Sunday, May 17, 2009

Psychosis of the West

It is not my place, if I must be true to myself. It is someone else’s playground; in fact it is a place for most of the other children, but not me and my disorder. I can play along to their games. I can keep up and dance and sing with the other children. I can look the part, but I cannot feel it.

At sunrise I sat up and smiled. The smell of a far off fireplace still tainted the air. The morning song of the magpie mixed with the gentle cool breeze. A lizard, noticing my sudden change in state, quickly swagged off of my tummy and into the long grass – causing me to giggle. I could taste honey.

By mid morning I could talk, but my smile had gone. I can’t remember if I left it by the little creek where I tried to catch that yabbie or if it slipped and fell under a rock while I chased centipedes on that hill face. I wonder if it is the hill or the creek or maybe if it’s the other boys and girls that are laughing at me now. Maybe it is all of them or maybe none. That would be a question regarding my importance.

Lunch time was a promise, but came too late. Hunger turned into sickness and I ate until I got a tummy ache. Nobody noticed because I only had a grimace left in my smile’s absence. One expression to explain everything. No-one understood me at lunch. But they never understood me at mid morning.

“How could you lose your smile?” they laughed, “And why would you do silly things like climb the farmer’s fence to get down the creek or risk the pinch of a centipede? Are you crazy?”

And they would continue and continue until I sat in the playground and danced and sung and would do what it was to look the part. But it is not my place. My place doesn’t have posts and swing and slides and monkey-bars and chatter and chatter and pointing and laughing children. My place has old things and smells like sunrise. My place stole my smile.

Psychosis of the South

I suppose it really is absurd to assume that one is anymore than a single voice in an otherwise sterile hallway.

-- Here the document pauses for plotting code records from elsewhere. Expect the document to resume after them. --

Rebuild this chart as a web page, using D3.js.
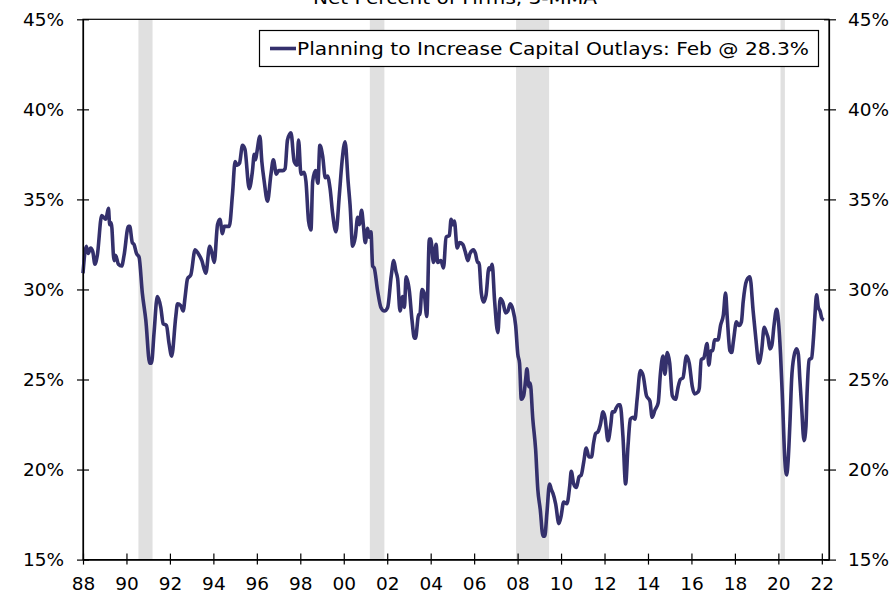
<!DOCTYPE html>
<html>
<head>
<meta charset="utf-8">
<script src="https://cdn.jsdelivr.net/npm/d3@7/dist/d3.min.js"></script>
<style>
  body { margin: 0; background: #fff; }
  svg text { font-family: "DejaVu Sans", Verdana, sans-serif; fill: #000; }
</style>
</head>
<body>
<div class="chart"></div>
<script>
// NFIB: planning to increase capital outlays, net percent of firms, 3-MMA
var dates = [
  1988.00, 1988.15, 1988.24, 1988.35, 1988.45, 1988.55, 1988.66, 1988.86, 1989.05, 1989.17,
  1989.23, 1989.30, 1989.43, 1989.50, 1989.63, 1989.78, 1989.89, 1990.09, 1990.15, 1990.27,
  1990.35, 1990.46, 1990.58, 1990.73, 1990.89, 1991.07, 1991.15, 1991.27, 1991.42, 1991.58,
  1991.69, 1991.84, 1991.96, 1992.08, 1992.27, 1992.35, 1992.50, 1992.61, 1992.70, 1992.81,
  1992.96, 1993.16, 1993.30, 1993.47, 1993.65, 1993.83, 1993.92, 1994.04, 1994.19, 1994.30,
  1994.42, 1994.50, 1994.73, 1994.88, 1995.00, 1995.10, 1995.20, 1995.34, 1995.45, 1995.65,
  1995.80, 1995.88, 1995.94, 1996.00, 1996.14, 1996.23, 1996.34, 1996.49, 1996.65, 1996.76,
  1996.90, 1997.00, 1997.20, 1997.30, 1997.41, 1997.57, 1997.72, 1997.85, 1997.92, 1998.03,
  1998.18, 1998.26, 1998.38, 1998.49, 1998.57, 1998.70, 1998.81, 1998.90, 1999.03, 1999.15,
  1999.25, 1999.37, 1999.49, 1999.64, 1999.80, 1999.92, 2000.06, 2000.20, 2000.29, 2000.41,
  2000.53, 2000.64, 2000.72, 2000.82, 2000.90, 2000.99, 2001.10, 2001.17, 2001.25, 2001.33,
  2001.40, 2001.56, 2001.71, 2001.87, 2002.02, 2002.18, 2002.30, 2002.40, 2002.48, 2002.59,
  2002.71, 2002.79, 2002.87, 2003.02, 2003.14, 2003.25, 2003.30, 2003.45, 2003.50, 2003.60,
  2003.70, 2003.82, 2003.94, 2004.00, 2004.13, 2004.25, 2004.32, 2004.47, 2004.59, 2004.71,
  2004.86, 2004.94, 2005.02, 2005.09, 2005.22, 2005.33, 2005.48, 2005.59, 2005.71, 2005.81,
  2005.97, 2006.06, 2006.16, 2006.22, 2006.33, 2006.43, 2006.55, 2006.68, 2006.75, 2006.83,
  2006.94, 2007.09, 2007.20, 2007.32, 2007.45, 2007.55, 2007.66, 2007.78, 2007.91, 2008.01,
  2008.09, 2008.17, 2008.28, 2008.37, 2008.43, 2008.52, 2008.58, 2008.70, 2008.83, 2008.93,
  2009.04, 2009.17, 2009.25, 2009.35, 2009.47, 2009.55, 2009.62, 2009.75, 2009.90, 2010.00,
  2010.12, 2010.27, 2010.40, 2010.47, 2010.58, 2010.70, 2010.83, 2010.93, 2011.04, 2011.16,
  2011.28, 2011.40, 2011.50, 2011.59, 2011.70, 2011.81, 2011.93, 2012.02, 2012.16, 2012.29,
  2012.36, 2012.46, 2012.53, 2012.65, 2012.72, 2012.85, 2012.97, 2013.08, 2013.19, 2013.31,
  2013.40, 2013.50, 2013.65, 2013.78, 2013.93, 2014.09, 2014.19, 2014.32, 2014.47, 2014.57,
  2014.69, 2014.78, 2014.89, 2015.00, 2015.12, 2015.27, 2015.39, 2015.49, 2015.61, 2015.77,
  2015.90, 2016.04, 2016.14, 2016.30, 2016.36, 2016.45, 2016.57, 2016.72, 2016.80, 2016.90,
  2016.98, 2017.06, 2017.22, 2017.34, 2017.47, 2017.57, 2017.65, 2017.77, 2017.85, 2017.94,
  2018.07, 2018.19, 2018.30, 2018.38, 2018.54, 2018.69, 2018.84, 2018.97, 2019.10, 2019.23,
  2019.35, 2019.45, 2019.53, 2019.61, 2019.70, 2019.80, 2019.92, 2020.00, 2020.10, 2020.19,
  2020.30, 2020.38, 2020.45, 2020.54, 2020.61, 2020.72, 2020.84, 2020.92, 2020.99, 2021.07,
  2021.18, 2021.27, 2021.32, 2021.42, 2021.53, 2021.61, 2021.68, 2021.76, 2021.84, 2021.92,
  2022.00, 2022.09
];

var outlays = [
  30.9, 32.4, 32.0, 32.3, 32.1, 31.4, 31.9, 34.1, 33.9, 34.5,
  33.6, 33.7, 31.6, 31.9, 31.4, 31.3, 31.9, 33.5, 33.5, 32.6,
  32.5, 32.0, 31.8, 29.8, 28.3, 25.9, 25.9, 27.6, 29.6, 29.0,
  28.1, 28.0, 27.0, 26.3, 28.5, 29.2, 29.1, 28.8, 29.6, 30.6,
  30.8, 32.2, 32.0, 31.6, 30.9, 32.4, 32.1, 31.5, 33.6, 33.9,
  33.1, 33.5, 33.5, 35.3, 37.1, 36.9, 37.0, 38.0, 37.8, 35.6,
  36.6, 37.5, 37.2, 37.6, 38.5, 37.1, 36.0, 34.9, 36.4, 37.2,
  36.4, 36.6, 36.6, 36.7, 38.3, 38.7, 37.1, 36.9, 38.3, 36.4,
  36.5, 36.0, 33.8, 33.3, 36.0, 36.6, 35.9, 38.0, 37.4, 36.2,
  36.3, 35.6, 34.2, 33.2, 35.3, 37.1, 38.2, 36.0, 34.7, 32.4,
  32.9, 34.0, 33.6, 34.4, 33.6, 32.6, 33.4, 32.9, 33.2, 31.3,
  31.2, 29.9, 29.0, 28.8, 29.0, 30.7, 31.6, 31.0, 30.6, 28.8,
  29.6, 29.0, 30.7, 29.9, 28.3, 27.3, 27.3, 28.6, 28.6, 30.0,
  29.8, 28.5, 32.8, 32.8, 31.5, 32.5, 31.5, 31.6, 31.2, 32.9,
  33.0, 33.9, 33.6, 33.8, 32.3, 32.6, 32.5, 32.1, 31.6, 32.0,
  32.2, 32.0, 31.5, 31.5, 29.8, 29.3, 29.7, 31.2, 31.1, 31.4,
  29.4, 27.6, 29.5, 29.3, 28.7, 28.8, 29.2, 28.9, 28.0, 26.4,
  25.9, 23.9, 24.1, 25.0, 25.6, 24.6, 24.8, 22.8, 21.1, 18.9,
  17.8, 16.3, 16.3, 17.6, 19.2, 18.9, 18.7, 18.1, 17.0, 17.4,
  18.2, 18.1, 19.1, 19.9, 19.2, 19.0, 19.6, 19.7, 20.4, 21.2,
  20.7, 20.7, 21.5, 22.0, 22.1, 22.5, 23.2, 22.9, 21.6, 22.5,
  23.2, 23.2, 23.4, 23.6, 23.6, 21.8, 19.2, 21.3, 22.8, 22.9,
  22.8, 23.9, 25.5, 25.2, 24.1, 23.8, 22.9, 23.3, 23.7, 25.3,
  26.3, 25.3, 26.5, 25.9, 24.1, 23.9, 24.6, 25.0, 25.1, 26.3,
  25.9, 24.6, 24.2, 24.3, 24.5, 26.1, 26.2, 27.0, 25.8, 26.6,
  26.6, 27.2, 27.2, 28.0, 28.6, 29.8, 28.4, 26.6, 26.5, 27.2,
  28.2, 28.0, 28.2, 29.3, 30.5, 30.7, 28.8, 27.2, 25.9, 26.6,
  27.9, 27.6, 27.3, 26.7, 26.9, 28.0, 28.9, 28.3, 26.4, 23.9,
  20.5, 19.7, 20.5, 22.8, 25.0, 26.3, 26.7, 26.4, 25.0, 23.5,
  21.6, 22.4, 24.2, 26.1, 26.2, 27.2, 28.5, 29.7, 29.0, 28.8,
  28.4, 28.3
];

// recession periods (start, end)
var recessions = [[1990.55, 1991.2], [2001.2, 2001.87], [2007.93, 2009.45], [2020.1, 2020.3]];

var xTickYears = d3.range(1988, 2023, 2);
var yTickValues = [15, 20, 25, 30, 35, 40, 45];
var title = "Net Percent of Firms, 3-MMA";
var legendLabel = "Planning to Increase Capital Outlays: Feb @ 28.3%";

var width = 896, height = 595;
var plotL = 83, plotR = 829, plotT = 19.3, plotB = 559.6;

var svg = d3.select(".chart").append("svg")
    .attr("width", width)
    .attr("height", height);

var x = d3.scaleLinear().domain([1988, 1988 + (plotR - plotL) / 21.73]).range([plotL, plotR]);
var y = d3.scaleLinear().domain([15, 45]).range([plotB, plotT]);

// recession shading
svg.selectAll(".rec")
  .data(recessions)
  .enter().append("rect")
    .attr("class", "rec")
    .attr("x", function(d) { return x(d[0]); })
    .attr("y", plotT)
    .attr("width", function(d) { return x(d[1]) - x(d[0]); })
    .attr("height", plotB - plotT)
    .attr("fill", "#e0e0e0");

// frame
svg.append("rect")
    .attr("x", plotL).attr("y", plotT)
    .attr("width", plotR - plotL).attr("height", plotB - plotT)
    .attr("fill", "none")
    .attr("stroke", "#000")
    .attr("stroke-width", 1.2);

// series line
var series = dates.map(function(d, i) { return [d, outlays[i]]; });
var line = d3.line()
    .x(function(d) { return x(d[0]); })
    .y(function(d) { return y(d[1]); })
    .curve(d3.curveMonotoneX);

svg.append("path")
    .datum(series)
    .attr("d", line)
    .attr("fill", "none")
    .attr("stroke", "#34306c")
    .attr("stroke-width", 3.6)
    .attr("stroke-linejoin", "round");

// axes
var yLeft = d3.axisLeft(y).tickValues(yTickValues)
    .tickSizeInner(6).tickSizeOuter(0)
    .tickFormat(function(d) { return d + "%"; });
var yRight = d3.axisRight(y).tickValues(yTickValues)
    .tickSizeInner(7).tickSizeOuter(0)
    .tickFormat(function(d) { return d + "%"; });
var xAxis = d3.axisBottom(x).tickValues(xTickYears)
    .tickSizeInner(5).tickSizeOuter(0)
    .tickFormat(function(d) { return String(d).slice(2); });

function styleAxis(g) {
  g.select(".domain").attr("stroke", "#000").attr("stroke-width", 1.2);
  g.selectAll(".tick line").attr("stroke", "#000").attr("stroke-width", 1.2);
  g.selectAll(".tick text")
      .attr("font-size", 18.5)
      .attr("font-family", "DejaVu Sans, Verdana, sans-serif")
      .attr("fill", "#000");
}

var gl = svg.append("g").attr("transform", "translate(" + plotL + ",0)").call(yLeft);
styleAxis(gl);
gl.selectAll(".tick line").attr("x1", 6);
gl.selectAll(".tick text").attr("x", -19);

var gr = svg.append("g").attr("transform", "translate(" + plotR + ",0)").call(yRight);
styleAxis(gr);
gr.selectAll(".tick line").attr("x1", -5);
gr.selectAll(".tick text").attr("x", 19);

var gx = svg.append("g").attr("transform", "translate(0," + plotB + ")").call(xAxis);
styleAxis(gx);
gx.selectAll(".tick line").attr("y1", -6);
gx.selectAll(".tick text").attr("y", 17);

// title (cut off at top)
svg.append("text")
    .attr("x", 455)
    .attr("y", 4)
    .attr("text-anchor", "middle")
    .attr("font-size", 18)
    .attr("textLength", 284)
    .attr("lengthAdjust", "spacingAndGlyphs")
    .text(title);

// legend
var lg = svg.append("g");
lg.append("rect")
    .attr("x", 259.5).attr("y", 30.5)
    .attr("width", 559).attr("height", 36)
    .attr("fill", "#fff")
    .attr("stroke", "#000")
    .attr("stroke-width", 1.2);
lg.append("line")
    .attr("x1", 270).attr("x2", 296)
    .attr("y1", 48.5).attr("y2", 48.5)
    .attr("stroke", "#34306c")
    .attr("stroke-width", 3.6);
lg.append("text")
    .attr("x", 297)
    .attr("y", 54.5)
    .attr("font-size", 18)
    .attr("textLength", 512)
    .attr("lengthAdjust", "spacingAndGlyphs")
    .text(legendLabel);
</script>
</body>
</html>
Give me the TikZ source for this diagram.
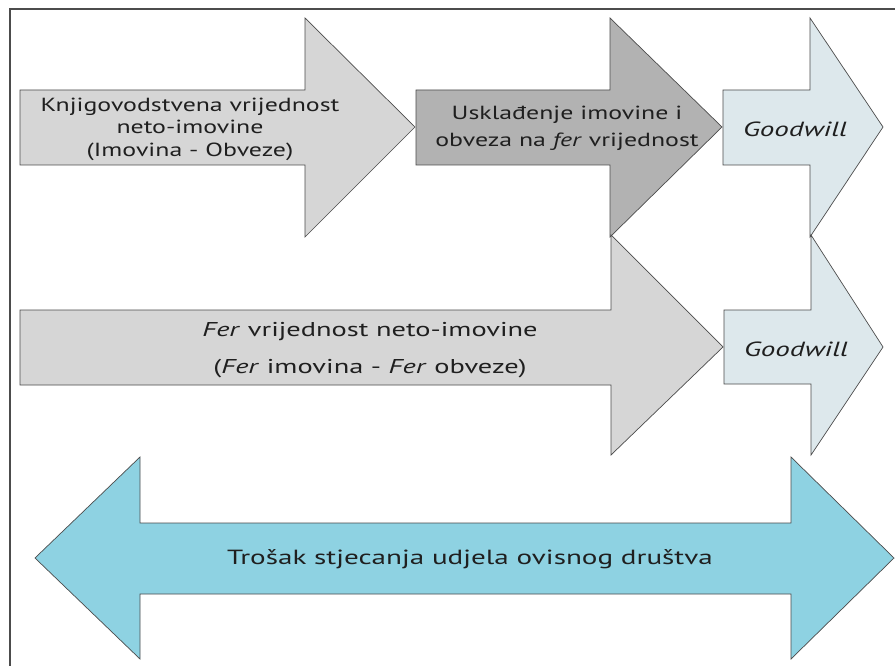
\documentclass[tikz,border=0pt]{standalone}
\usepackage{fontspec}
\setmainfont{PT Sans}
\newfontfamily\wfont[FakeStretch=1.36]{PT Sans}
\newfontfamily\gfont[FakeStretch=1.42]{PT Sans}
\begin{document}
\begin{tikzpicture}[x=1pt,y=-1pt,
  blockarrow/.style={draw=black!70,line width=0.7pt,line join=miter},
  lbl/.style={align=center,font=\wfont\fontsize{19}{22.5}\selectfont,inner sep=0pt,text=black!88}]
\definecolor{greyA}{HTML}{D6D6D6}
\definecolor{greyB}{HTML}{B2B2B2}
\definecolor{goodw}{HTML}{DDE8EC}
\definecolor{cyanA}{HTML}{8ED2E2}
\useasboundingbox (0,0) rectangle (895,666);
\fill[white] (0,0) rectangle (895,666);
% frame
\draw[black!70,line width=1.2pt] (10,666) -- (10,9) -- (895,9);
% row 1
\draw[blockarrow,fill=greyA] (20,90) -- (305,90) -- (305,18) -- (415,127) -- (305,237) -- (305,165) -- (20,165) -- cycle;
\draw[blockarrow,fill=greyB] (416,90) -- (610,90) -- (610,18) -- (722,127) -- (610,237) -- (610,165) -- (416,165) -- cycle;
\draw[blockarrow,fill=goodw] (723,90) -- (810,90) -- (810,18) -- (883,127) -- (810,237) -- (810,165) -- (723,165) -- cycle;
% row 2
\draw[blockarrow,fill=greyA] (20,310) -- (611,310) -- (611,235) -- (723,347) -- (611,455) -- (611,385) -- (20,385) -- cycle;
\draw[blockarrow,fill=goodw] (724,310) -- (811,310) -- (811,235) -- (883,347) -- (811,455) -- (811,384) -- (724,384) -- cycle;
% double arrow
\draw[blockarrow,fill=cyanA] (35,558) -- (140,457) -- (140,523) -- (791,523) -- (791,457) -- (894,558) -- (791,659) -- (791,594) -- (140,594) -- (140,659) -- cycle;
% labels
\node[lbl] (knjig) at (190,129) {Knjigovodstvena vrijednost\\neto-imovine\\(Imovina - Obveze)};
\node[lbl,font=\wfont\fontsize{19}{27}\selectfont] (uskl) at (567,128) {Usklađenje imovine i\\obveza na \textit{fer} vrijednost};
\node[lbl,font=\gfont\fontsize{20.5}{24}\selectfont] (gw1) at (795,129) {\textit{Goodwill}};
\node[lbl,font=\gfont\fontsize{20}{37}\selectfont] (fer) at (370,350) {\textit{Fer} vrijednost neto-imovine\\(\textit{Fer} imovina - \textit{Fer} obveze)};
\node[lbl,font=\gfont\fontsize{20.5}{24}\selectfont] (gw2) at (796,349) {\textit{Goodwill}};
\node[lbl,font=\gfont\fontsize{20.5}{24}\selectfont] (trosak) at (470,559) {Trošak stjecanja udjela ovisnog društva};
\end{tikzpicture}
\end{document}
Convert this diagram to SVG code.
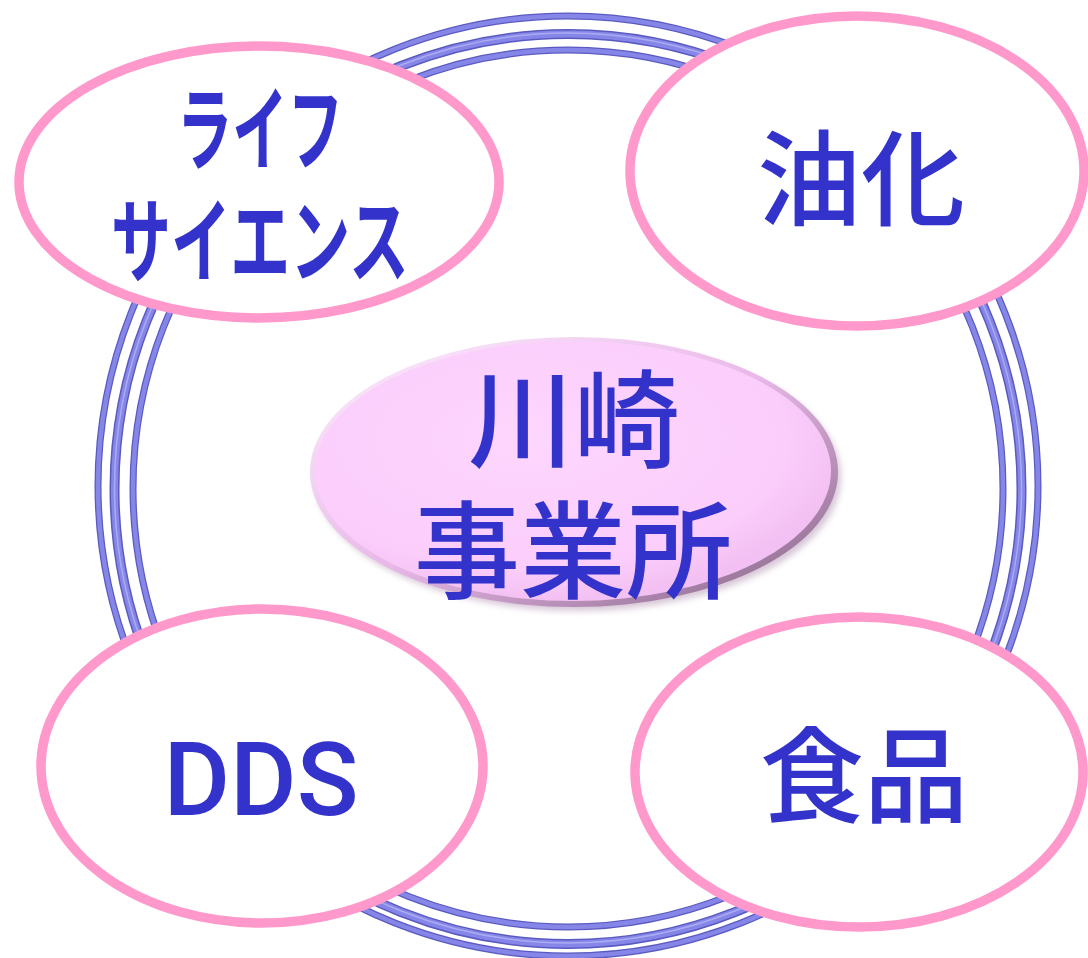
<svg xmlns="http://www.w3.org/2000/svg" width="1088" height="958" viewBox="0 0 1088 958">
<defs>
<style>
.ringD{fill:none;stroke:#5a5ac0}
.ringL{fill:none;stroke:#8686e8}
.ringH{fill:none;stroke:#c4c4fa}
.bub{fill:#ffffff;stroke:#ff99cc;stroke-width:9.5}
.jp{font-family:"Noto Sans CJK JP","Noto Sans",sans-serif;font-weight:500;fill:#3333cc;text-anchor:middle}
.kana{font-weight:700}
.lat{font-family:Roboto,"Liberation Sans",Arial,sans-serif;font-weight:500;fill:#3333cc;text-anchor:middle}
</style>
<radialGradient id="cg" cx="0.42" cy="0.38" r="0.62">
<stop offset="0" stop-color="#fdd6fd"/>
<stop offset="0.8" stop-color="#fbcdfb"/>
<stop offset="1" stop-color="#f2c0f2"/>
</radialGradient>
<linearGradient id="edge" x1="0" y1="0" x2="1" y2="1">
<stop offset="0" stop-color="#fff0ff"/>
<stop offset="0.5" stop-color="#e8b8e8"/>
<stop offset="1" stop-color="#806080"/>
</linearGradient>
<filter id="blur" x="-10%" y="-10%" width="120%" height="120%"><feGaussianBlur stdDeviation="3"/></filter>
</defs>
<rect width="1088" height="958" fill="#ffffff"/>
<g id="ring">
<ellipse class="ringD" cx="568" cy="486" rx="470" ry="470" stroke-width="7"/>
<ellipse class="ringL" cx="568" cy="486" rx="470" ry="470" stroke-width="4.5"/>
<ellipse class="ringD" cx="568" cy="489" rx="453.5" ry="455" stroke-width="10"/>
<ellipse class="ringL" cx="568" cy="489" rx="453.5" ry="455" stroke-width="7"/>
<ellipse class="ringH" cx="568" cy="488" rx="453.5" ry="455" stroke-width="1.5" opacity="0.6"/>
<ellipse class="ringD" cx="568" cy="488.5" rx="435" ry="438.5" stroke-width="7"/>
<ellipse class="ringL" cx="568" cy="488.5" rx="435" ry="438.5" stroke-width="4.5"/>
</g>
<g id="node-life">
<ellipse class="bub" cx="259" cy="182" rx="240" ry="136"/>
<text class="jp kana" x="260" y="163" font-size="92" textLength="166" lengthAdjust="spacingAndGlyphs">ライフ</text>
<text class="jp kana" x="260" y="275" font-size="92" textLength="298" lengthAdjust="spacingAndGlyphs">サイエンス</text>
</g>
<g id="node-yuka">
<ellipse class="bub" cx="857" cy="171" rx="227" ry="155"/>
<text class="jp" x="861" y="218" font-size="104">油化</text>
</g>
<g id="node-dds">
<ellipse class="bub" cx="262" cy="766" rx="221" ry="157"/>
<text class="lat" x="261" y="815" font-size="102">DDS</text>
</g>
<g id="node-food">
<ellipse class="bub" cx="859" cy="772" rx="224" ry="155"/>
<text class="jp" x="864" y="815" font-size="104">食品</text>
</g>
<g id="node-center">
<ellipse cx="578" cy="477" rx="263" ry="134" fill="#b090b0" opacity="0.5" filter="url(#blur)"/>
<ellipse cx="574" cy="472" rx="264" ry="135" fill="url(#edge)"/>
<ellipse cx="573" cy="471" rx="258" ry="130" fill="url(#cg)"/>
<text class="jp" x="574" y="459" font-size="106">川崎</text>
<text class="jp" x="573" y="590" font-size="106">事業所</text>
</g>
</svg>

Consciousness occurs at some point along the conveyor belt and fades out again at some later point. The interim is haunted by the echo of one’s voice, a far off whisper and a sense of pointlessness. No-one can pause the conveyor belt. It’ll continue to sweep the body and soul through the cycle. There is no way to avoid fate.

How can the fire held in hand be shared with another when the walls are too thick to feel anything beyond?

It seems such a waste to have fought so vigorously to obtain what had been branded as lacking and then to hold such efforts up to barren and unamused walls. Effort spent, the belt keeps moving, things acquired and nothing changed, but for the fleeting time remaining; that is the lament and grotesque joke.

When the echo is more terrifying than the original, when the support is merely one’s own bones, where is the lesson, purpose or improvement in the conscious mind?

An infant cannot teach itself advanced mathematics, question the universe with eloquence and discerned tongue or develop meaning in itself without guidance and leadership. Indeed, being labelled, locked up and assumed a condemned soul tends to induce a stagnation of oneself. This is in play at large!

And yet the whisper is louder yet and louder even still.

For my voice is sore and lost, the belt is of wonderful, unworldly properties; too silent to be heard over one’s breath, and the hallway is as complete as the universe itself. There is but the whisper. It comes in tongues long passed, in song yet unwritten and in a tone too subtle for the ear. It is like the smell of food to a starving man. It is a tease of more. It is fruitless.